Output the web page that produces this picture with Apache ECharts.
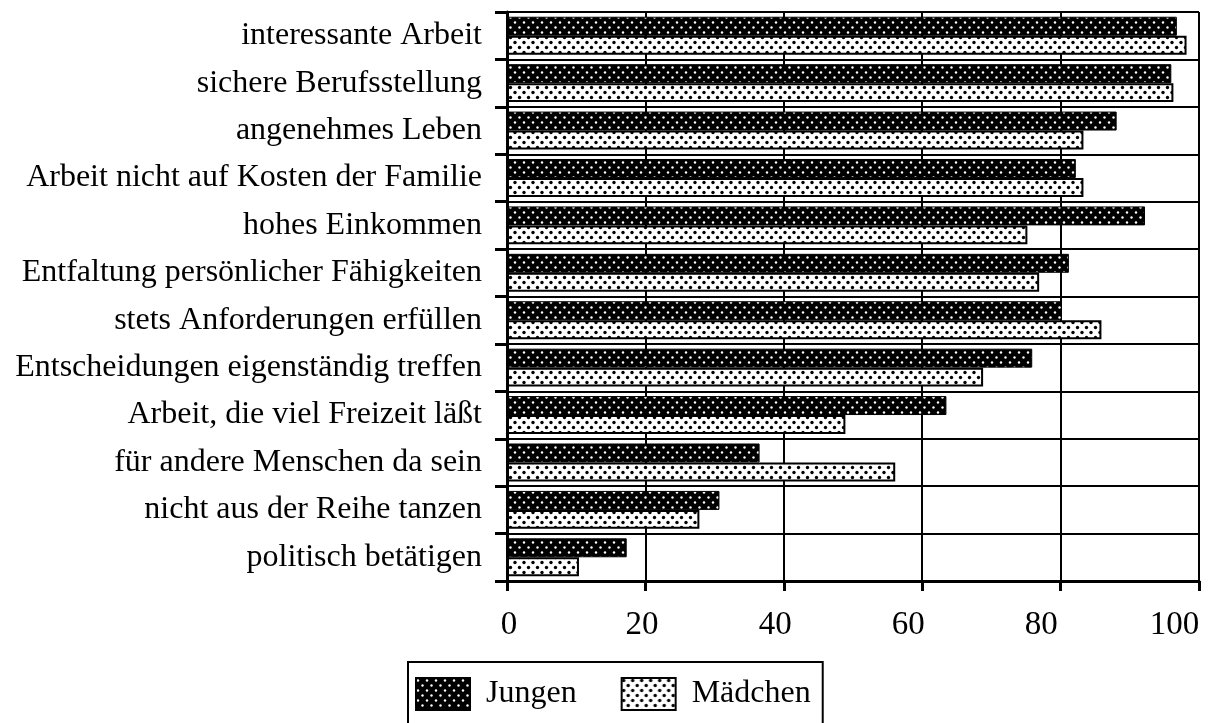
<!DOCTYPE html>
<html>
<head>
<meta charset="utf-8">
<script src="https://cdn.jsdelivr.net/npm/echarts@6/dist/echarts.min.js"></script>
<style>
html,body{margin:0;padding:0;background:#fff;}
#c{width:1230px;height:723px;}
</style>
</head>
<body>
<div id="c"></div>
<script>
const categories = [
  'interessante Arbeit',
  'sichere Berufsstellung',
  'angenehmes Leben',
  'Arbeit nicht auf Kosten der Familie',
  'hohes Einkommen',
  'Entfaltung persönlicher Fähigkeiten',
  'stets Anforderungen erfüllen',
  'Entscheidungen eigenständig treffen',
  'Arbeit, die viel Freizeit läßt',
  'für andere Menschen da sein',
  'nicht aus der Reihe tanzen',
  'politisch betätigen'
];
const jungen = [96.8, 96.0, 88.1, 82.2, 92.2, 81.2, 80.2, 75.9, 63.5, 36.5, 30.7, 17.3];
const maedchen = [98.2, 96.3, 83.3, 83.3, 75.2, 76.9, 85.9, 68.8, 48.9, 56.1, 27.8, 10.4];
const xTicks = [0, 20, 40, 60, 80, 100];

function makePattern(bg, dot, r) {
  const c = document.createElement('canvas');
  c.width = 9; c.height = 10;
  const g = c.getContext('2d');
  g.fillStyle = bg; g.fillRect(0, 0, 9, 10);
  g.fillStyle = dot;
  [[2, 2.5], [6.5, 7.5]].forEach(p => {
    g.beginPath(); g.arc(p[0], p[1], r, 0, Math.PI * 2); g.fill();
  });
  return c;
}
const darkPat = makePattern('#000', '#fff', 1.2);
const lightPat = makePattern('#fff', '#000', 1.7);

const FONT = '"Liberation Serif", "DejaVu Serif", serif';
const chart = echarts.init(document.getElementById('c'), null, {renderer: 'canvas'});
chart.setOption({
  animation: false,
  backgroundColor: '#fff',
  grid: {left: 507, right: 31, top: 12, bottom: 142, containLabel: false},
  legend: {
    left: 408, top: 662,
    orient: 'horizontal',
    padding: [15, 12, 13, 7],
    itemGap: 44,
    itemWidth: 54, itemHeight: 32,
    borderColor: '#000', borderWidth: 2, borderRadius: 0,
    icon: 'rect',
    textStyle: {fontFamily: FONT, fontSize: 32, color: '#000', padding: [0, 0, 0, 11]},
    data: ['Jungen', 'Mädchen']
  },
  xAxis: [
    {
      type: 'value', min: 0, max: 100, interval: 20,
      axisLine: {show: true, lineStyle: {color: '#000', width: 3}},
      axisTick: {show: true, length: 10, lineStyle: {color: '#000', width: 3}},
      splitLine: {show: true, lineStyle: {color: '#000', width: 2}},
      axisLabel: {show: false}
    },
    {
      type: 'value', min: 0, max: 104, interval: 20, position: 'bottom',
      axisLine: {show: false}, axisTick: {show: false}, splitLine: {show: false},
      axisLabel: {
        fontFamily: FONT, fontSize: 33, color: '#000', margin: 28, padding: [0, 0, 0, 4],
        formatter: v => (xTicks.indexOf(v) >= 0 ? String(v) : '')
      }
    }
  ],
  yAxis: {
    type: 'category', data: categories, inverse: true,
    axisLine: {show: true, lineStyle: {color: '#000', width: 3}},
    axisTick: {show: true, length: 12, lineStyle: {color: '#000', width: 3}},
    splitLine: {show: true, lineStyle: {color: '#000', width: 2}},
    axisLabel: {fontFamily: FONT, fontSize: 32, color: '#000', margin: 25}
  },
  series: [
    {
      name: 'Jungen', type: 'bar', data: jungen, xAxisIndex: 0,
      barGap: '0%', barCategoryGap: '20%',
      itemStyle: {color: {image: darkPat, repeat: 'repeat'}, borderColor: '#000', borderWidth: 1}
    },
    {
      name: 'Mädchen', type: 'bar', data: maedchen, xAxisIndex: 0,
      barGap: '0%', barCategoryGap: '20%',
      itemStyle: {color: {image: lightPat, repeat: 'repeat'}, borderColor: '#000', borderWidth: 2}
    }
  ]
});
</script>
</body>
</html>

========================

WHAT TO WORK ON:
Reproduce the data above word for word from its first line through the line that holds "const lightPat = makePattern('#fff', '#000', 1.7);", both ends included; skip pictures.

TASK RESPONSE:
Output the web page that produces this picture with Apache ECharts.
<!DOCTYPE html>
<html>
<head>
<meta charset="utf-8">
<script src="https://cdn.jsdelivr.net/npm/echarts@6/dist/echarts.min.js"></script>
<style>
html,body{margin:0;padding:0;background:#fff;}
#c{width:1230px;height:723px;}
</style>
</head>
<body>
<div id="c"></div>
<script>
const categories = [
  'interessante Arbeit',
  'sichere Berufsstellung',
  'angenehmes Leben',
  'Arbeit nicht auf Kosten der Familie',
  'hohes Einkommen',
  'Entfaltung persönlicher Fähigkeiten',
  'stets Anforderungen erfüllen',
  'Entscheidungen eigenständig treffen',
  'Arbeit, die viel Freizeit läßt',
  'für andere Menschen da sein',
  'nicht aus der Reihe tanzen',
  'politisch betätigen'
];
const jungen = [96.8, 96.0, 88.1, 82.2, 92.2, 81.2, 80.2, 75.9, 63.5, 36.5, 30.7, 17.3];
const maedchen = [98.2, 96.3, 83.3, 83.3, 75.2, 76.9, 85.9, 68.8, 48.9, 56.1, 27.8, 10.4];
const xTicks = [0, 20, 40, 60, 80, 100];

function makePattern(bg, dot, r) {
  const c = document.createElement('canvas');
  c.width = 9; c.height = 10;
  const g = c.getContext('2d');
  g.fillStyle = bg; g.fillRect(0, 0, 9, 10);
  g.fillStyle = dot;
  [[2, 2.5], [6.5, 7.5]].forEach(p => {
    g.beginPath(); g.arc(p[0], p[1], r, 0, Math.PI * 2); g.fill();
  });
  return c;
}
const darkPat = makePattern('#000', '#fff', 1.2);
const lightPat = makePattern('#fff', '#000', 1.7);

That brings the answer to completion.